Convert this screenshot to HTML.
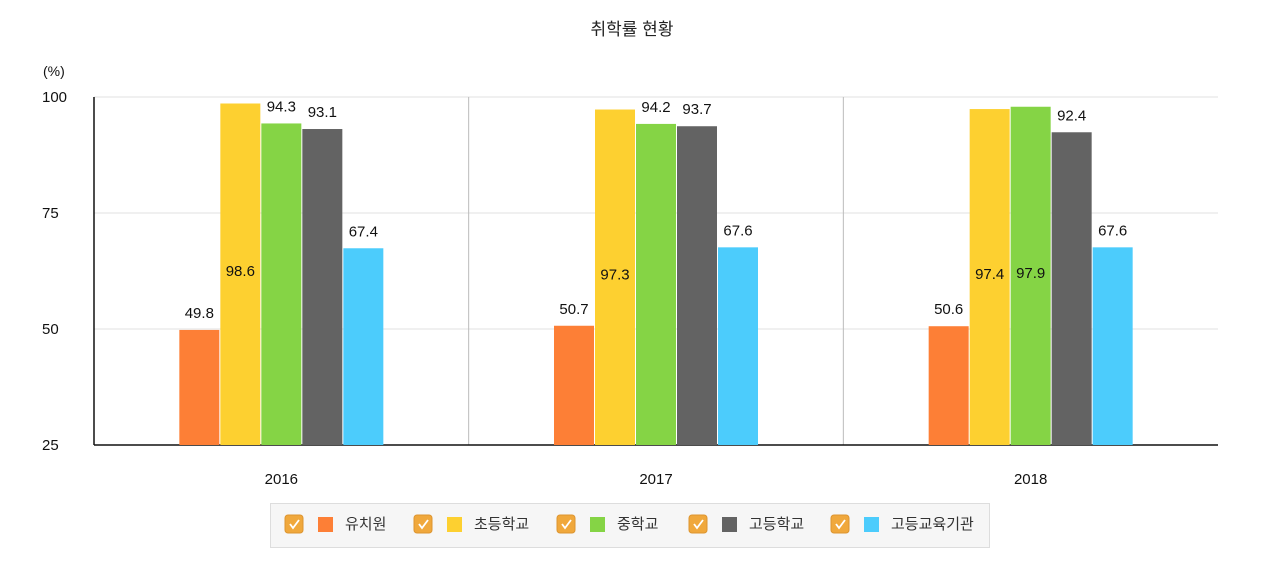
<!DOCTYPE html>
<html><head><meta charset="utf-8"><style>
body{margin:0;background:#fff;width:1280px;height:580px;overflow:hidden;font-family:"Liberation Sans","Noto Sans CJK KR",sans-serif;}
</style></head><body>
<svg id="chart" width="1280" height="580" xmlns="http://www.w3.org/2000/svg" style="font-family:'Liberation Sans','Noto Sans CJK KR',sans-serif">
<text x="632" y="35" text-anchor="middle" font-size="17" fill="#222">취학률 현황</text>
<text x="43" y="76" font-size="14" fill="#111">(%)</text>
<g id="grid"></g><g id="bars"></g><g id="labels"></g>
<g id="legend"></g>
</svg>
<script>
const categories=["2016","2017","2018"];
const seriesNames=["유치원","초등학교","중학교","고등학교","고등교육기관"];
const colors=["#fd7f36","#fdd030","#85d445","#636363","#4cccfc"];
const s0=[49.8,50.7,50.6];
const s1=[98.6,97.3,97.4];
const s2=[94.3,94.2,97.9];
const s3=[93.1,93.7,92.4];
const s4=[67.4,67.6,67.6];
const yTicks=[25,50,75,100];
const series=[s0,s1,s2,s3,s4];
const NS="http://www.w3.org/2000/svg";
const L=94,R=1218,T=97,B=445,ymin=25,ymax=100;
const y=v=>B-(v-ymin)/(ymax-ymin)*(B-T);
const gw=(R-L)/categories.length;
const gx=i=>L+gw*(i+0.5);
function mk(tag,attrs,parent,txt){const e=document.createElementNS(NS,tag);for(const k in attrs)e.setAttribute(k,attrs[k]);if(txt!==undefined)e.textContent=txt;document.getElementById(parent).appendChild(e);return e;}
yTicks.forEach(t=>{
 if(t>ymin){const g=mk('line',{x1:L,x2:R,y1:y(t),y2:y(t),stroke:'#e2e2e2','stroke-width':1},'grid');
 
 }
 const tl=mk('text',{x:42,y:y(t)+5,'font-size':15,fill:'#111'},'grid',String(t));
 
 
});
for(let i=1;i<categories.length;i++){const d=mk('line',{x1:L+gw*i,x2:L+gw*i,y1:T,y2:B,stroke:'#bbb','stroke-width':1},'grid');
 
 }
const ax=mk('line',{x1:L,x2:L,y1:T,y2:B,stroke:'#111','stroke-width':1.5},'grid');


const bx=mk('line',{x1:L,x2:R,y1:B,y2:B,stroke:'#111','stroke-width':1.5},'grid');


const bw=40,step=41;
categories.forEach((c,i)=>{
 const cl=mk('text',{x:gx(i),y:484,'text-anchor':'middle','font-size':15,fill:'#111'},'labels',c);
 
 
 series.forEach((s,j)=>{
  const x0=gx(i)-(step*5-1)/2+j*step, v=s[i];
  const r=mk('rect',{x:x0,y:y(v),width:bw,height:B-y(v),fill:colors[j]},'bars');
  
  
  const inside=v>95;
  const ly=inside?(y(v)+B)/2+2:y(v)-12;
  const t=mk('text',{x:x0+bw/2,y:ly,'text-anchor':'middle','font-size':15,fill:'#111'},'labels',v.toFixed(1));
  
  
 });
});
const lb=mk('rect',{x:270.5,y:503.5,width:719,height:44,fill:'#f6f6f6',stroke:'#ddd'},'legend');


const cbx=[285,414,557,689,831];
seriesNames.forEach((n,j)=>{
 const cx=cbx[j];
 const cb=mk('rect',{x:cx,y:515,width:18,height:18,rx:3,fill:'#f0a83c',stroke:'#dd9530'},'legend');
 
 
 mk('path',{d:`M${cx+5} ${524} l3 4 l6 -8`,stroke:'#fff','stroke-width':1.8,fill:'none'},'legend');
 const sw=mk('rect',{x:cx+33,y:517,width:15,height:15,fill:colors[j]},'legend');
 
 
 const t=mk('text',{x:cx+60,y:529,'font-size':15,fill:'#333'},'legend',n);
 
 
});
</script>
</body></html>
= = = = = = =
**Work instructions:** Reproduce every line exactly and omit all pictures.

**Completed task:**
Convert this screenshot to HTML.
<!DOCTYPE html>
<html><head><meta charset="utf-8"><style>
body{margin:0;background:#fff;width:1280px;height:580px;overflow:hidden;font-family:"Liberation Sans","Noto Sans CJK KR",sans-serif;}
</style></head><body>
<svg id="chart" width="1280" height="580" xmlns="http://www.w3.org/2000/svg" style="font-family:'Liberation Sans','Noto Sans CJK KR',sans-serif">
<text x="632" y="35" text-anchor="middle" font-size="17" fill="#222">취학률 현황</text>
<text x="43" y="76" font-size="14" fill="#111">(%)</text>
<g id="grid"></g><g id="bars"></g><g id="labels"></g>
<g id="legend"></g>
</svg>
<script>
const categories=["2016","2017","2018"];
const seriesNames=["유치원","초등학교","중학교","고등학교","고등교육기관"];
const colors=["#fd7f36","#fdd030","#85d445","#636363","#4cccfc"];
const s0=[49.8,50.7,50.6];
const s1=[98.6,97.3,97.4];
const s2=[94.3,94.2,97.9];
const s3=[93.1,93.7,92.4];
const s4=[67.4,67.6,67.6];
const yTicks=[25,50,75,100];
const series=[s0,s1,s2,s3,s4];
const NS="http://www.w3.org/2000/svg";
const L=94,R=1218,T=97,B=445,ymin=25,ymax=100;
const y=v=>B-(v-ymin)/(ymax-ymin)*(B-T);
const gw=(R-L)/categories.length;
const gx=i=>L+gw*(i+0.5);
function mk(tag,attrs,parent,txt){const e=document.createElementNS(NS,tag);for(const k in attrs)e.setAttribute(k,attrs[k]);if(txt!==undefined)e.textContent=txt;document.getElementById(parent).appendChild(e);return e;}
yTicks.forEach(t=>{
 if(t>ymin){const g=mk('line',{x1:L,x2:R,y1:y(t),y2:y(t),stroke:'#e2e2e2','stroke-width':1},'grid');
 
 }
 const tl=mk('text',{x:42,y:y(t)+5,'font-size':15,fill:'#111'},'grid',String(t));
 
 
});
for(let i=1;i<categories.length;i++){const d=mk('line',{x1:L+gw*i,x2:L+gw*i,y1:T,y2:B,stroke:'#bbb','stroke-width':1},'grid');
 
 }
const ax=mk('line',{x1:L,x2:L,y1:T,y2:B,stroke:'#111','stroke-width':1.5},'grid');


const bx=mk('line',{x1:L,x2:R,y1:B,y2:B,stroke:'#111','stroke-width':1.5},'grid');


const bw=40,step=41;
categories.forEach((c,i)=>{
 const cl=mk('text',{x:gx(i),y:484,'text-anchor':'middle','font-size':15,fill:'#111'},'labels',c);
 
 
 series.forEach((s,j)=>{
  const x0=gx(i)-(step*5-1)/2+j*step, v=s[i];
  const r=mk('rect',{x:x0,y:y(v),width:bw,height:B-y(v),fill:colors[j]},'bars');
  
  
  const inside=v>95;
  const ly=inside?(y(v)+B)/2+2:y(v)-12;
  const t=mk('text',{x:x0+bw/2,y:ly,'text-anchor':'middle','font-size':15,fill:'#111'},'labels',v.toFixed(1));
  
  
 });
});
const lb=mk('rect',{x:270.5,y:503.5,width:719,height:44,fill:'#f6f6f6',stroke:'#ddd'},'legend');


const cbx=[285,414,557,689,831];
seriesNames.forEach((n,j)=>{
 const cx=cbx[j];
 const cb=mk('rect',{x:cx,y:515,width:18,height:18,rx:3,fill:'#f0a83c',stroke:'#dd9530'},'legend');
 
 
 mk('path',{d:`M${cx+5} ${524} l3 4 l6 -8`,stroke:'#fff','stroke-width':1.8,fill:'none'},'legend');
 const sw=mk('rect',{x:cx+33,y:517,width:15,height:15,fill:colors[j]},'legend');
 
 
 const t=mk('text',{x:cx+60,y:529,'font-size':15,fill:'#333'},'legend',n);
 
 
});
</script>
</body></html>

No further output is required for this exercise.